In Junk (Chicago Review, Apr.), journalist Alison Stewart investigates why Americans have so much stuff—and what we can do about it.

The idea of getting rid of it all seems to appeal to a lot of people right now. What brought us to this point?

Accumulation has been going on for a couple of decades, but we’re just hitting the tipping point, because of demographics. You have the Depression-era people who were taught to save everything—it was a matter of survival. Then in the 1950s, they were taught to buy everything. That’s a dangerous combination. In the 1980s and ’90s there was all this money, and also the free flow of cheap stuff. But Millennials might swing the pendulum back the other way. I went to a tiny-house meet-up and this girl held out her phone and said, “Everything I have is here.” She doesn’t need bookshelves. She doesn’t have an address book. She doesn’t have paper. She has everything in the cloud.
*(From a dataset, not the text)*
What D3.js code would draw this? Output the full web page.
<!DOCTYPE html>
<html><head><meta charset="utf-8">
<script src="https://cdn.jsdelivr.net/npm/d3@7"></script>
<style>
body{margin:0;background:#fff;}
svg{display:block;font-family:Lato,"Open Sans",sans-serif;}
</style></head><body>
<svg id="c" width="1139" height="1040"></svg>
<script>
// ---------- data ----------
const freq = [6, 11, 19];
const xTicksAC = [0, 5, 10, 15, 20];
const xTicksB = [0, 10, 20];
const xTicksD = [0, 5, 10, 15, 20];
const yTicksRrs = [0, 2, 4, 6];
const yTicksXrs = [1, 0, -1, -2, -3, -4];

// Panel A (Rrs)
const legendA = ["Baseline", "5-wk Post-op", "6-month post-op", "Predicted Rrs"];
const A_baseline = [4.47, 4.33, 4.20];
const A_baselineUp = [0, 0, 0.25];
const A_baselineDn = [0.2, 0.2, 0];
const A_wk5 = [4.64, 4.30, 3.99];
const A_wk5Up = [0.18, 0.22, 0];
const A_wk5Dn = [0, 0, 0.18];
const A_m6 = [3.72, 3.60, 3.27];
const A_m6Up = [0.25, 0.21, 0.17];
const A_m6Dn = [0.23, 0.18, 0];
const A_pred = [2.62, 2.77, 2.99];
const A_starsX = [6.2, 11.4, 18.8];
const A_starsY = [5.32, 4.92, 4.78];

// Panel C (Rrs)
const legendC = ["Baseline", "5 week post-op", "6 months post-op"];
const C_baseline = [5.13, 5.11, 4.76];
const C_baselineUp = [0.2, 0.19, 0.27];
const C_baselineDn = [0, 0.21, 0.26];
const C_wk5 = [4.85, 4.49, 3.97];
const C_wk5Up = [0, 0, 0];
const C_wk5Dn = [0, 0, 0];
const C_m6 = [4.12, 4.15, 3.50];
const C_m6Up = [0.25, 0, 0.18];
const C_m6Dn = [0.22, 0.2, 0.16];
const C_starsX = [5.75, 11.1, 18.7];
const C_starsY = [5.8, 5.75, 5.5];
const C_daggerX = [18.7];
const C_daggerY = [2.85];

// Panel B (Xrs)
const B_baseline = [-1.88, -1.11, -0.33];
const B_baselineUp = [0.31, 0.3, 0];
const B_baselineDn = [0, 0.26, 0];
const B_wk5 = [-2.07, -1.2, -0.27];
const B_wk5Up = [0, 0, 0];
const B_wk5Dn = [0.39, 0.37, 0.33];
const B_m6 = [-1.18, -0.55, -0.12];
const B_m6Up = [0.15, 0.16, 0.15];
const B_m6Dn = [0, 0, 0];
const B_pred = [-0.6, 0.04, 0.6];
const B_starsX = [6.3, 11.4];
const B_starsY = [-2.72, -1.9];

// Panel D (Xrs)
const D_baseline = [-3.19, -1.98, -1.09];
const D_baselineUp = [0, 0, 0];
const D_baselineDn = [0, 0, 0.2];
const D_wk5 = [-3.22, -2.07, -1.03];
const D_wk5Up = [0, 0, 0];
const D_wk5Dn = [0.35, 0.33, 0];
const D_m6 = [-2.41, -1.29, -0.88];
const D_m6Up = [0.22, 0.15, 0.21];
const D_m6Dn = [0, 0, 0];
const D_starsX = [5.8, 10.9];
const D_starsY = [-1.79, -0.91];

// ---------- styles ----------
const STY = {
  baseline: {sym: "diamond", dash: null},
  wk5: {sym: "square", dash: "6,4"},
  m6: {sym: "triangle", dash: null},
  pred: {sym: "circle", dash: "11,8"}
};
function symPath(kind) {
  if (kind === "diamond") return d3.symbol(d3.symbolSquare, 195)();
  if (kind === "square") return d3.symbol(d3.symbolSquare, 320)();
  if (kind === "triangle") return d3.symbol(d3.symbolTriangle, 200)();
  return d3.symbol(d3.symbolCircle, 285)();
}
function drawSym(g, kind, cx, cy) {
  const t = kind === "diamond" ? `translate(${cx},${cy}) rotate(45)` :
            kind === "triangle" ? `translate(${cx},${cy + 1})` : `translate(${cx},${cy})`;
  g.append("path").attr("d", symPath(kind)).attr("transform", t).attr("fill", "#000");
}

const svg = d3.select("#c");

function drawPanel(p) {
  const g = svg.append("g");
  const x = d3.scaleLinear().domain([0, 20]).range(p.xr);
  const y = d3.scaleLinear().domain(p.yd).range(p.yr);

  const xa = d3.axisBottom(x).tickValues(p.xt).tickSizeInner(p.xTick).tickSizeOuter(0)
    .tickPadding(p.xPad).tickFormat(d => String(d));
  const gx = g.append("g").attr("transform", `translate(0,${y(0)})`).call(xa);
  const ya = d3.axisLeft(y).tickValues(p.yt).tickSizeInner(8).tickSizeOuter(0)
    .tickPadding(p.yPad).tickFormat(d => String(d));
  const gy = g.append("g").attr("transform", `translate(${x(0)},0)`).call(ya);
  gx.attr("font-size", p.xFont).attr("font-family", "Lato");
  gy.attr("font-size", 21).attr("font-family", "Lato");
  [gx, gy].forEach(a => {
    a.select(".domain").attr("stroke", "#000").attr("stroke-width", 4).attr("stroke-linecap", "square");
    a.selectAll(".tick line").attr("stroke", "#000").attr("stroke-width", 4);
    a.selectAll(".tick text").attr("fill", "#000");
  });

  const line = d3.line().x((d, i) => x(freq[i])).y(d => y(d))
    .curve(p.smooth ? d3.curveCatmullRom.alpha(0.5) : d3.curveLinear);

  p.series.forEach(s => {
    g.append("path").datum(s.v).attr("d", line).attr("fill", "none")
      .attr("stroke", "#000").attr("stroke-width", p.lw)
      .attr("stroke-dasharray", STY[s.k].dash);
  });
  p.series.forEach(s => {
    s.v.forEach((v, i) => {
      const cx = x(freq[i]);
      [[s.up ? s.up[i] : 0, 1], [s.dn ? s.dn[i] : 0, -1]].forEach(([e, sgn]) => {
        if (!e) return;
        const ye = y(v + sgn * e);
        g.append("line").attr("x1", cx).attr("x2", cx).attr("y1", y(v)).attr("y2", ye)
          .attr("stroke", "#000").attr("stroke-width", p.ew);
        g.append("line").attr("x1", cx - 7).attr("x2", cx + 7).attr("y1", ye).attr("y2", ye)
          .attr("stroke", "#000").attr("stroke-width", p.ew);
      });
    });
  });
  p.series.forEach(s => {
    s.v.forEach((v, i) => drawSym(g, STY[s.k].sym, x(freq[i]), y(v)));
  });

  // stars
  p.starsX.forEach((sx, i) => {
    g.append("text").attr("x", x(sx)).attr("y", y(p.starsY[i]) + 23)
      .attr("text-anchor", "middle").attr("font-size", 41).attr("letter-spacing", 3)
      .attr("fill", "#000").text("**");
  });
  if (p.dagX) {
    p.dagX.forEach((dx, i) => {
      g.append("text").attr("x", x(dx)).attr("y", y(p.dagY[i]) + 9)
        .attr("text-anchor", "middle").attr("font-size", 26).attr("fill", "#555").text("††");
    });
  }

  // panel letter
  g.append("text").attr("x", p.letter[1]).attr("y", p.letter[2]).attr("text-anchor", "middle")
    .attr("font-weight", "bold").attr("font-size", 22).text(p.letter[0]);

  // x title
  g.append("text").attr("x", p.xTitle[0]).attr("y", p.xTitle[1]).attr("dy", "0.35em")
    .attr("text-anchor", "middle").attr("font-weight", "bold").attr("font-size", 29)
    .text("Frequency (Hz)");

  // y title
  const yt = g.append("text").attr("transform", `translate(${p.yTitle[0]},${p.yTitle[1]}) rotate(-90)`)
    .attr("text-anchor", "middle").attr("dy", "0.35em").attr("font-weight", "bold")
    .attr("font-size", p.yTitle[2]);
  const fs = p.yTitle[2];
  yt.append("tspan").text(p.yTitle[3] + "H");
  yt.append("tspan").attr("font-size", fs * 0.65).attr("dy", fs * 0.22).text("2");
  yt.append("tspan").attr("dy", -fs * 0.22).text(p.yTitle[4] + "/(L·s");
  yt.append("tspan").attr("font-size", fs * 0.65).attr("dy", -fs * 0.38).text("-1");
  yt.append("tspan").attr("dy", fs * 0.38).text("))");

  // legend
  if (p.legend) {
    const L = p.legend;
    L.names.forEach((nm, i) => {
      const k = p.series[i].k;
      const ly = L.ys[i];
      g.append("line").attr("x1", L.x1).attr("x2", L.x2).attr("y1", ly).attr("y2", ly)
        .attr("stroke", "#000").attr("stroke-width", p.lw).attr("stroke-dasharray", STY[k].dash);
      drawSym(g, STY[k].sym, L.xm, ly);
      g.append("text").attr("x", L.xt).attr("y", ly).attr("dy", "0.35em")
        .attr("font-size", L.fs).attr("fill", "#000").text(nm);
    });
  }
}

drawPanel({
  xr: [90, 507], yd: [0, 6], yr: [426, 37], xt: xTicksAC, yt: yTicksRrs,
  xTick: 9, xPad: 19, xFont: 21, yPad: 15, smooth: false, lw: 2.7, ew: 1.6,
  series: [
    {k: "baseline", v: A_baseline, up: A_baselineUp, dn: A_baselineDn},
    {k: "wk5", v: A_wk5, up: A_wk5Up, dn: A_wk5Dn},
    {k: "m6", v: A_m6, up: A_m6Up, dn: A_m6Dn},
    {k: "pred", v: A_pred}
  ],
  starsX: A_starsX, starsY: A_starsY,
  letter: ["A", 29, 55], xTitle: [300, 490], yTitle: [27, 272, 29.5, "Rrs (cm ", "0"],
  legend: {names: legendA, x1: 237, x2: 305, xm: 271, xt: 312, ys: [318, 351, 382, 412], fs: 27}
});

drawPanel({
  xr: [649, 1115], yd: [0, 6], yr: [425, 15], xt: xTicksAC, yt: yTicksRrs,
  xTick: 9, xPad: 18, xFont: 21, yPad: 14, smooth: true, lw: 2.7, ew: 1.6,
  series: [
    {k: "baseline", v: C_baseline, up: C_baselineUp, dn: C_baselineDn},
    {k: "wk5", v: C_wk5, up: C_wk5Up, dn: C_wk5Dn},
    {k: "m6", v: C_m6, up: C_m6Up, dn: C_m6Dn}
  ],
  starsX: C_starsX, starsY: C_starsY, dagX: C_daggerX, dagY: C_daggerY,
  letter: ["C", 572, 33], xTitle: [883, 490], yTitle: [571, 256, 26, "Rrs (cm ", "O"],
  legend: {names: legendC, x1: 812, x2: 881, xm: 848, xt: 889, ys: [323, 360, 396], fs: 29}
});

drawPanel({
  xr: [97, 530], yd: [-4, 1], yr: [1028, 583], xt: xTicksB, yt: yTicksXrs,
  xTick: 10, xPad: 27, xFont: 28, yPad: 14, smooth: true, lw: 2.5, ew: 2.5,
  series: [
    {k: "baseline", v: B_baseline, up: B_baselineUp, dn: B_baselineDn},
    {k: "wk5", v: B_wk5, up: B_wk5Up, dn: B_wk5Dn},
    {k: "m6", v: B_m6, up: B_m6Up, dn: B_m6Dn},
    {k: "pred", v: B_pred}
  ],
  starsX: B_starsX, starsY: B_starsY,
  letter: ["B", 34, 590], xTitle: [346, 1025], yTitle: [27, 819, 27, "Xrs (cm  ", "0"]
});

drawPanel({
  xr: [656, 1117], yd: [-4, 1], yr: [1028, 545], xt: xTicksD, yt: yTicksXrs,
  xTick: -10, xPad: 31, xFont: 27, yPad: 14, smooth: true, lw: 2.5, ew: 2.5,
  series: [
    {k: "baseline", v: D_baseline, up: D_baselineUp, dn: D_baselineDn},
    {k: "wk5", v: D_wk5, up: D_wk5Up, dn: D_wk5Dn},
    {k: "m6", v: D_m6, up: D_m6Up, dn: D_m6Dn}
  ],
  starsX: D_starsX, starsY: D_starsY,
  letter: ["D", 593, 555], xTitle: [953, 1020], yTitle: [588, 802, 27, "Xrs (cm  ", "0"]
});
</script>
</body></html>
Is there anything inherently harmful about holding on to things?

Not if you know why you have it, and if you’re good with why you have it. I keep coming back to this idea of mindfulness. It’s an overused term right now, but it’s part of what Marie Kondo gets at. We have all this stuff around us, and we have to think, “Do I really want this? Is this going to enhance my life?” The answer might be yes. That “yes” is different for different people.

You spent time in the spring and summer of 2014 riding along with junk-removal companies all over the country. What did you learn?

What people pull out of their house really reflects the socioeconomic stability of the city. When I was in Austin, a woman was throwing away a piano out of her 5,000-sq.-ft. house. She didn’t want it to go in the trash, but it was in the way. We gave it to a kid from the [junk-removal company] owner’s church who couldn’t afford an instrument. In Akron, Ohio, the company I worked with clean out after evictions and when people leave rentals. It’s the rust belt, so it was very different stuff. In Portland, Oregon, I was with a company called Annie Haul, and [the clients] were grilling them: Where’s it going? It’s not going into a landfill, is it? How are you going to upcycle this?

Did anything surprise you in your research?

I was fascinated that a very American response to all this junk is to make business out of it, whether it’s self-storage, which is a $24 billion business, or junk-removal companies, or personal organizing, or the Container Store. There’s this thought that organizers support the Container Store and the Container Store supports the professional organizers. But some professional organizers, on the down-low, say, “I’m not sure it’s a great thing.” Making it pretty doesn’t make the problem go away.